Provided data —
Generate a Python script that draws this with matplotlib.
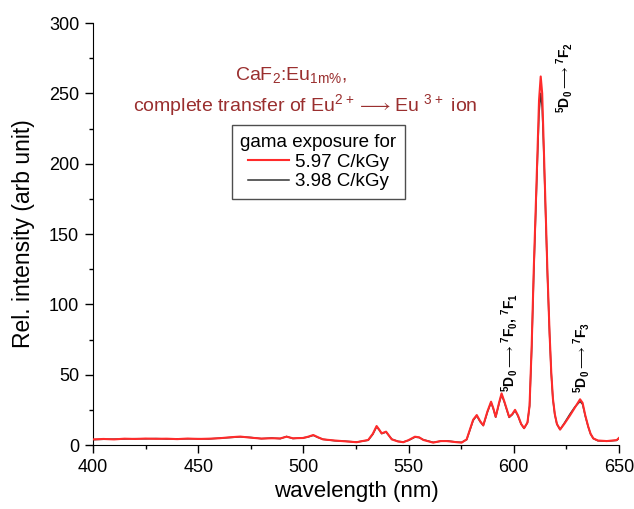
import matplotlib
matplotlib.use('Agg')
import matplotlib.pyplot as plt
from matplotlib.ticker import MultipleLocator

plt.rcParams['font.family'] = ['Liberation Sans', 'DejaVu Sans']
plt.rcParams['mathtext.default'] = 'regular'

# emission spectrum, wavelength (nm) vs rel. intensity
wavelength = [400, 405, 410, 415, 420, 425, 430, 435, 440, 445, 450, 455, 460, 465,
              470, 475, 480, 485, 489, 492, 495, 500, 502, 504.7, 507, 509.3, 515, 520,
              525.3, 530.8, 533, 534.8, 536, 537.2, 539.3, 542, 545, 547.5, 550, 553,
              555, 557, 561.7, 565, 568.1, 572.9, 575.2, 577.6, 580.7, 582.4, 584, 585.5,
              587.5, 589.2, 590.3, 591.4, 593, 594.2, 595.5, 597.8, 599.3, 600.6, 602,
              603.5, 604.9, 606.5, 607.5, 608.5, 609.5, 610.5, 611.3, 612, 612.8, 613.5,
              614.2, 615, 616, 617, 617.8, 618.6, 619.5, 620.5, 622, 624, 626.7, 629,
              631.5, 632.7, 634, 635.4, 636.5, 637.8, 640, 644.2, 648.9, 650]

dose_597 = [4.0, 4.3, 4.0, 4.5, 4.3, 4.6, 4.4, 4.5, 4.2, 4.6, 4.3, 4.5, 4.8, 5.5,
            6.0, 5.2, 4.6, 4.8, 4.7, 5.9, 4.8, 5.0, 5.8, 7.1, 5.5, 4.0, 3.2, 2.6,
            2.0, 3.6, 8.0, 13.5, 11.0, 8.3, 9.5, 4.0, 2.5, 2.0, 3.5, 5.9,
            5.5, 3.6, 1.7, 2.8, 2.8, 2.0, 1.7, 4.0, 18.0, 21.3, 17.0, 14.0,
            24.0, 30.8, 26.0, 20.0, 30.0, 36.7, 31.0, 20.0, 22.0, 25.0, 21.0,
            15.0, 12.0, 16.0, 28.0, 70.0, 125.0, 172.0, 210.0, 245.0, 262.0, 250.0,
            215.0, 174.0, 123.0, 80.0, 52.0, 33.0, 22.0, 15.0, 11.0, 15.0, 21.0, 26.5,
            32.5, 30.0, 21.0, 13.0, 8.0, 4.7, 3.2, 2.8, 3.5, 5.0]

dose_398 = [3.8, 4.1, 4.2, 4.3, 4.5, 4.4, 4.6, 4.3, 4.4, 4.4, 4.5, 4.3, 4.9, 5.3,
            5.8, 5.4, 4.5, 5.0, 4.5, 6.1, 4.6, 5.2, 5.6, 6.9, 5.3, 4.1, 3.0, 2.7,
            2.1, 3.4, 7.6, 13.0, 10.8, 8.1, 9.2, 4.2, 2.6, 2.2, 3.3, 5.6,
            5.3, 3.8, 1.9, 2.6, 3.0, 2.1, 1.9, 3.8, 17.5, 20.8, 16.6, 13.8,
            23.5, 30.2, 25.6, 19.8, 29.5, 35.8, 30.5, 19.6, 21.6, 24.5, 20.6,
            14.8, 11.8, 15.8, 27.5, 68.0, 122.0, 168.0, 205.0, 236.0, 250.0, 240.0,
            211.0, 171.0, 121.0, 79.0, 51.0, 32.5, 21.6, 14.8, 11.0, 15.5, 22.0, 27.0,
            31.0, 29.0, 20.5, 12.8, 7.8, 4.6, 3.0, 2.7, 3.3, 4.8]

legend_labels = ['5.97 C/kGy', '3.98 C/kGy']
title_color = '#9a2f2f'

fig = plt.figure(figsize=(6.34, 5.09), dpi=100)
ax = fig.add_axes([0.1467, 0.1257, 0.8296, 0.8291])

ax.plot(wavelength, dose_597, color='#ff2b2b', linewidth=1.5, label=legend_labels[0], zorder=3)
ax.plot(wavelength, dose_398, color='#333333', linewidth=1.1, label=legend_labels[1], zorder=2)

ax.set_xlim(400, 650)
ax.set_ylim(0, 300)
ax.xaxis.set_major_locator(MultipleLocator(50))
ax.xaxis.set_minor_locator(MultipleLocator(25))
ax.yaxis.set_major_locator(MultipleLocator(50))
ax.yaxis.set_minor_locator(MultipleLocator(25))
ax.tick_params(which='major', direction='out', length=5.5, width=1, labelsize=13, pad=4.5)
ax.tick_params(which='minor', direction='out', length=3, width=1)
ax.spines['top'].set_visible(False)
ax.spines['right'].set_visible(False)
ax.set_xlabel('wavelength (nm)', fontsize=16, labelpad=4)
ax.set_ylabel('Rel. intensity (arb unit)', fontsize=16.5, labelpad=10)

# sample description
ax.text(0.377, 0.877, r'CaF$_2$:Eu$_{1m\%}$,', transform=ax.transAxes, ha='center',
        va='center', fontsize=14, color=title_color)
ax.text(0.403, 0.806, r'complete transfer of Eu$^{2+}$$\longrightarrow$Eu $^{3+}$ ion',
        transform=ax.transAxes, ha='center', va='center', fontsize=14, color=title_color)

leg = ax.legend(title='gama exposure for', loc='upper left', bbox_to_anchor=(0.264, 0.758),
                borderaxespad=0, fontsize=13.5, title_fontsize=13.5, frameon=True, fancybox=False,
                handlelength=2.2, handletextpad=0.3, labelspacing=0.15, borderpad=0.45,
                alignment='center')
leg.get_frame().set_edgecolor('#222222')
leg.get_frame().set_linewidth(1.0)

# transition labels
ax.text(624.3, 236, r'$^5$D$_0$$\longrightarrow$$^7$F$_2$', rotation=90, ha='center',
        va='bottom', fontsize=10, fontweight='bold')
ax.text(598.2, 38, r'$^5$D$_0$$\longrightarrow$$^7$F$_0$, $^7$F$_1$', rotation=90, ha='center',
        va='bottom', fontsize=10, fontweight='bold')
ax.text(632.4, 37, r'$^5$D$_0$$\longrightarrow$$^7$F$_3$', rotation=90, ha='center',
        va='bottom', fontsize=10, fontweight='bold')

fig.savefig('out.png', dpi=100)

Written exercise — From the first line of the material down to the line containing "plt.rcParams['mathtext.default'] = 'regular'", inclusive, return each line exactly, skipping any picture.

Written response —
Generate a Python script that draws this with matplotlib.
import matplotlib
matplotlib.use('Agg')
import matplotlib.pyplot as plt
from matplotlib.ticker import MultipleLocator

plt.rcParams['font.family'] = ['Liberation Sans', 'DejaVu Sans']
plt.rcParams['mathtext.default'] = 'regular'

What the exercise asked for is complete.